The importance of ensuring that your home is insured to its correct value cannot be over-emphasised because losing an investment of this magnitude will have a devastating impact on your future
Standing by watching a fire or flood waters destroying our homes is not something we like to think about. However, the fact that the home and its contents are insured does bring a little comfort…until it becomes apparent that the pay-out isn't going to be enough to replace the home.
Homeowners insurance isn't something that we dwell on. Yes, we may grudgingly pay the monthly instalments (after all, nothing is ever going to happen) but that's about as far as it goes. The importance of ensuring that your home is insured to its correct value cannot be over-emphasised because losing an investment of this magnitude will have a devastating impact on your future; both in the short and long term.
Homeowners are responsible for insuring their homes for the correct value and because of this it's imperative to make sure that the home is insured for its replacement value. So, what is the true replacement value of your home? Firstly, it's important to know that it's not necessarily the purchase price. Building costs in South Africa are high (recent reports indicate that building a new home costs around 30 percent more than buying an existing property) and this needs to be factored into the equation.
If you need a bond, your bank will most probably provide you with a fairly accurate valuation. However, bear in mind that the bank only has to cover itself and the monies advanced on the mortgage, so you may want a second opinion. The other reason to seek a second opinion is you may be able to save some money on your premiums by shopping around. The ins and outs of the factors that go into producing an accurate valuation are beyond the scope of this article and best left to a professional valuator.
Just as there is a risk of over-insuring a property, so too is there a risk of under-insuring it.
“Those who are under insured are going to have problems with a claim,” says Wynand van Vuuren, Head of Legal and Claims, King Price Insurance. “To give an example a person who owns a R1-million property who chooses to only insure the property for R500 000 is going to run into problems if and when he needs to claim, mainly because the insurer will generally only settle for fifty percent of the claim. Although this could prove problematic for those with a small claim, it will be devastating for those whose home is totally destroyed.”

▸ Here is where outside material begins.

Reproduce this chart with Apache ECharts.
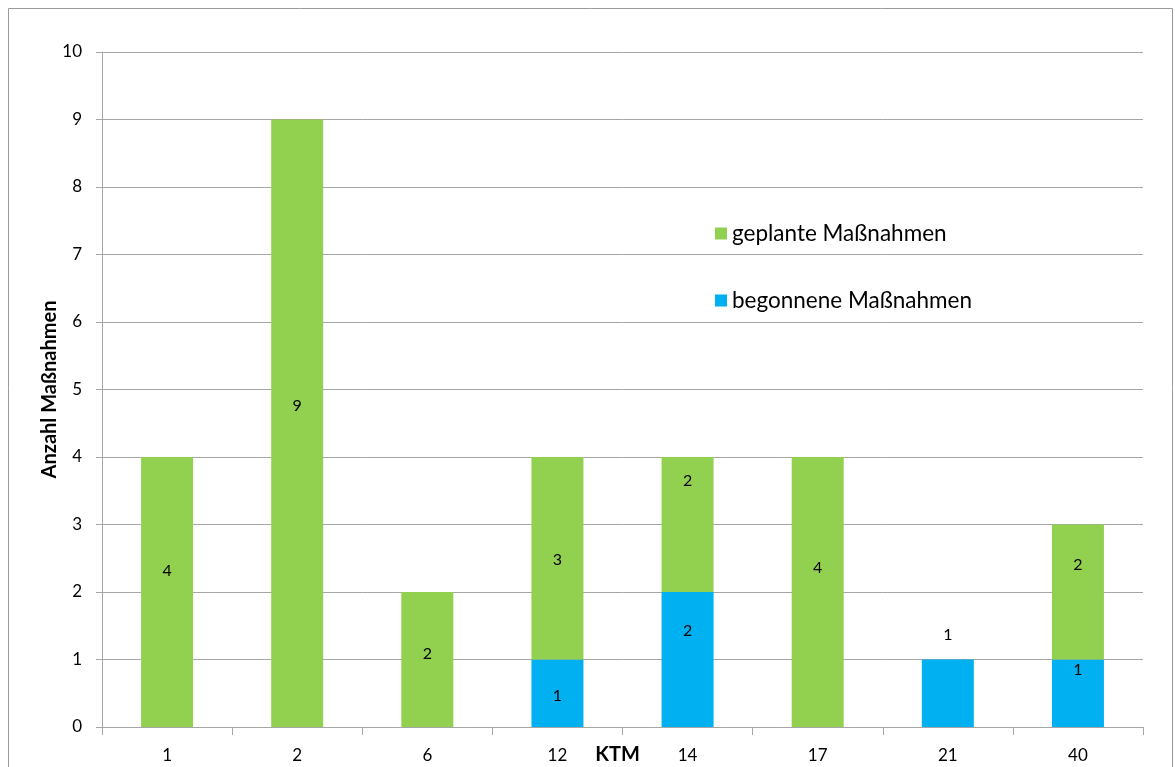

Van Vuuren notes that it's important to remember that the insurable amount involves much more than bricks and mortar.
“Its vital to incorporate the cost of replacing fixtures in the home and homeowners should automatically reassess their insurance needs if they’ve made internal or external improvements on the property. Update the policy if you have installed a new kitchen or bathroom or built any form of extension on the property. It's important to remember energy-saving devices such as geysers add value to a home and the cost of replacement is usually higher than the standard electrical units. Likewise, the cost of replacing items such as air conditioners and items that electronically control various appliances around the home should all be covered.
Homeowner’s insurance should be reassessed on an annual basis regardless of whether improvements are made. Builders should be able to give you an idea of the value of the home, however, if you have doubts or concerns, it may be an idea to call in the services of a professional valuator, particularly if the home has been owned for a long time. The essential point is that no one should assume the replacement value of their home. Remember the cost of replacing the property is not linked to market value, it's connected to the true cost of rebuilding your home.